Since losing my dad in 2017, it’s been financially difficult for our family. Even while I’ve worked, I haven’t been able to earn enough to cover the costs of rent and storage. I was also recently denied unemployment because I hadn’t worked enough during the timeframe their system requires. Back then, my depression made it impossible to work, which contributed to the denial.
We’ve applied for apartments and rental homes repeatedly, but we have kept getting hit with roadblocks. Right now, it's like a loop of temporary housing, moving from one rental to another making it harder to really get back on our feet.
I also need a new pair of glasses, since the hinge on my current ones is hanging off. I'm having to be extremely careful with them and it’s hard to see clearly without them which makes things worse to deal with.

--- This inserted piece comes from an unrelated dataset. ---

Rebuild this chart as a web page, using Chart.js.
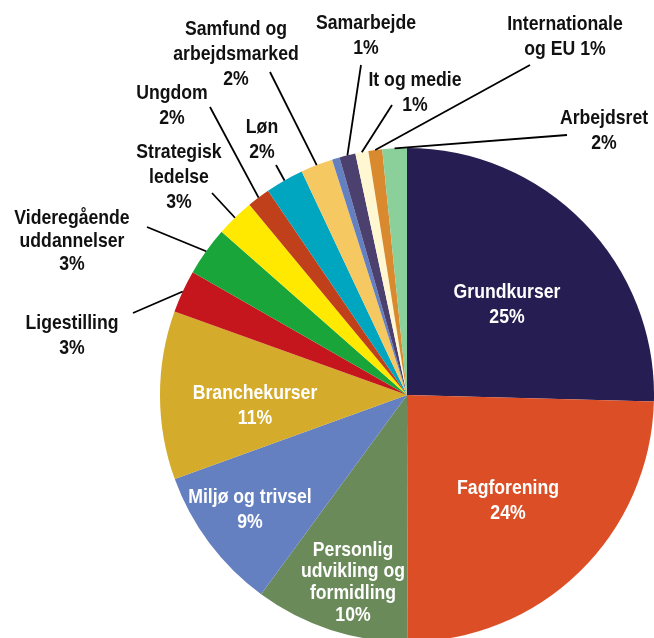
<!DOCTYPE html>
<html>
<head>
<meta charset="utf-8">
<script src="https://cdn.jsdelivr.net/npm/chart.js@4/dist/chart.umd.min.js"></script>
<style>
  html, body { margin: 0; padding: 0; background: #fff; overflow: hidden; }
  #wrap { width: 654px; height: 642px; }
</style>
</head>
<body>
<div id="wrap"><canvas id="grafico" width="654" height="642"></canvas></div>
<script>
const categories = ['Grundkurser', 'Fagforening', 'Personlig udvikling og formidling', 'Miljø og trivsel',
  'Branchekurser', 'Ligestilling', 'Videregående uddannelser', 'Strategisk ledelse', 'Ungdom', 'Løn',
  'Samfund og arbejdsmarked', '', 'Samarbejde', 'It og medie', 'Internationale og EU', 'Arbejdsret'];
const values = [25.4, 24.5, 10.1, 9.4, 11.0, 2.8, 3.2, 2.5, 1.5, 2.5, 2.1, 0.5, 1.05, 0.85, 0.9, 1.6];
const percentLabels = ['25%', '24%', '10%', '9%', '11%', '3%', '3%', '3%', '2%', '2%', '2%', '', '1%', '1%', '1%', '2%'];
const labelLines = [['Grundkurser'], ['Fagforening'], ['Personlig', 'udvikling og', 'formidling'], ['Miljø og trivsel'],
  ['Branchekurser'], ['Ligestilling'], ['Videregående', 'uddannelser'], ['Strategisk', 'ledelse'], ['Ungdom'], ['Løn'],
  ['Samfund og', 'arbejdsmarked'], [], ['Samarbejde'], ['It og medie'], ['Internationale', 'og EU'], ['Arbejdsret']];

const colors = ['#261d52', '#dc4f26', '#6b8a5a', '#6580c0', '#d4ab2a', '#c4161c', '#1aa53a', '#ffe900',
  '#c0401c', '#00a5c0', '#f5c862', '#6480c0', '#4c416e', '#fff7d2', '#d98a2e', '#8bcf9b'];

// where each label goes (cap middle of first line); lx/ly = outer end of leader line
const placement = [
  { x: 507, y: 290 },
  { x: 508, y: 486 },
  { x: 353, y: 548, lh: 21.7 },
  { x: 250, y: 495 },
  { x: 255, y: 391 },
  { x: 72, y: 321, lx: 133, ly: 313 },
  { x: 72, y: 216, lh: 23, lx: 147, ly: 227 },
  { x: 179, y: 150, lx: 212, ly: 193 },
  { x: 172, y: 91, lx: 210, ly: 107 },
  { x: 262, y: 125, lx: 276, ly: 165 },
  { x: 236, y: 27, lx: 270, ly: 72 },
  null,
  { x: 366, y: 21, lx: 361, ly: 65 },
  { x: 415, y: 78, lx: 392, ly: 105 },
  { x: 565, y: 22, lx: 530, ly: 65, inline: true },
  { x: 604, y: 116, lx: 567, ly: 135 }
];

const FONT_SIZE = 21;
const NARROW = 0.84; // the original uses a condensed face, squeeze a normal one

const etiquetas = {
  id: 'etiquetas',
  afterDatasetsDraw(chart) {
    const ctx = chart.ctx;
    const arcs = chart.getDatasetMeta(0).data;
    ctx.save();
    ctx.font = 'bold ' + FONT_SIZE + 'px "Liberation Sans", Arial, sans-serif';
    ctx.textAlign = 'center';
    ctx.textBaseline = 'alphabetic';
    arcs.forEach((arc, i) => {
      const pos = placement[i];
      if (!pos) return;
      const outside = pos.lx !== undefined;
      if (outside) {
        const p = arc.getProps(['x', 'y', 'startAngle', 'endAngle', 'outerRadius'], true);
        const mid = (p.startAngle + p.endAngle) / 2;
        ctx.beginPath();
        ctx.moveTo(p.x + Math.cos(mid) * p.outerRadius, p.y + Math.sin(mid) * p.outerRadius);
        ctx.lineTo(pos.lx, pos.ly);
        ctx.lineWidth = 1.8;
        ctx.strokeStyle = '#000';
        ctx.stroke();
      }
      let lines = labelLines[i].slice();
      if (pos.inline) {
        lines[lines.length - 1] += ' ' + percentLabels[i];
      } else {
        lines.push(percentLabels[i]);
      }
      ctx.fillStyle = outside ? '#111' : '#fff';
      const lh = pos.lh || 25;
      lines.forEach((t, k) => {
        ctx.save();
        ctx.translate(pos.x, pos.y + k * lh + FONT_SIZE * 0.36);
        ctx.scale(NARROW, 1);
        ctx.fillText(t, 0, 0);
        ctx.restore();
      });
    });
    ctx.restore();
  }
};

new Chart(document.getElementById('grafico'), {
  type: 'pie',
  data: {
    labels: categories,
    datasets: [{
      data: values,
      backgroundColor: colors,
      borderWidth: 0
    }]
  },
  options: {
    responsive: false,
    animation: false,
    layout: { padding: { left: 160, right: 0, top: 148, bottom: 0 } },
    plugins: {
      legend: { display: false },
      tooltip: { enabled: false }
    }
  },
  plugins: [etiquetas]
});
</script>
</body>
</html>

I’m starting this fundraiser to help us break that cycle. The money raised would go toward short-term rental housing, storage fees, a new pair of glasses, and giving us the time we need to continue pursuing safe affordable housing without being at immediate risk of homelessness.
Having this temporary stability would let me continue to focus on searching for work and not be stressed by living in constant crisis mode.
Asking for help is hard and my mom isn’t comfortable with it, but we’re out of options. We don’t have family nearby who can help us get a stable place. Any support, whether it’s a donation or just sharing this, would mean so much.
Our goal is $1000 to cover temporary housing, storage, and a new pair of glasses, giving us the time to find a stable place and get on our feet.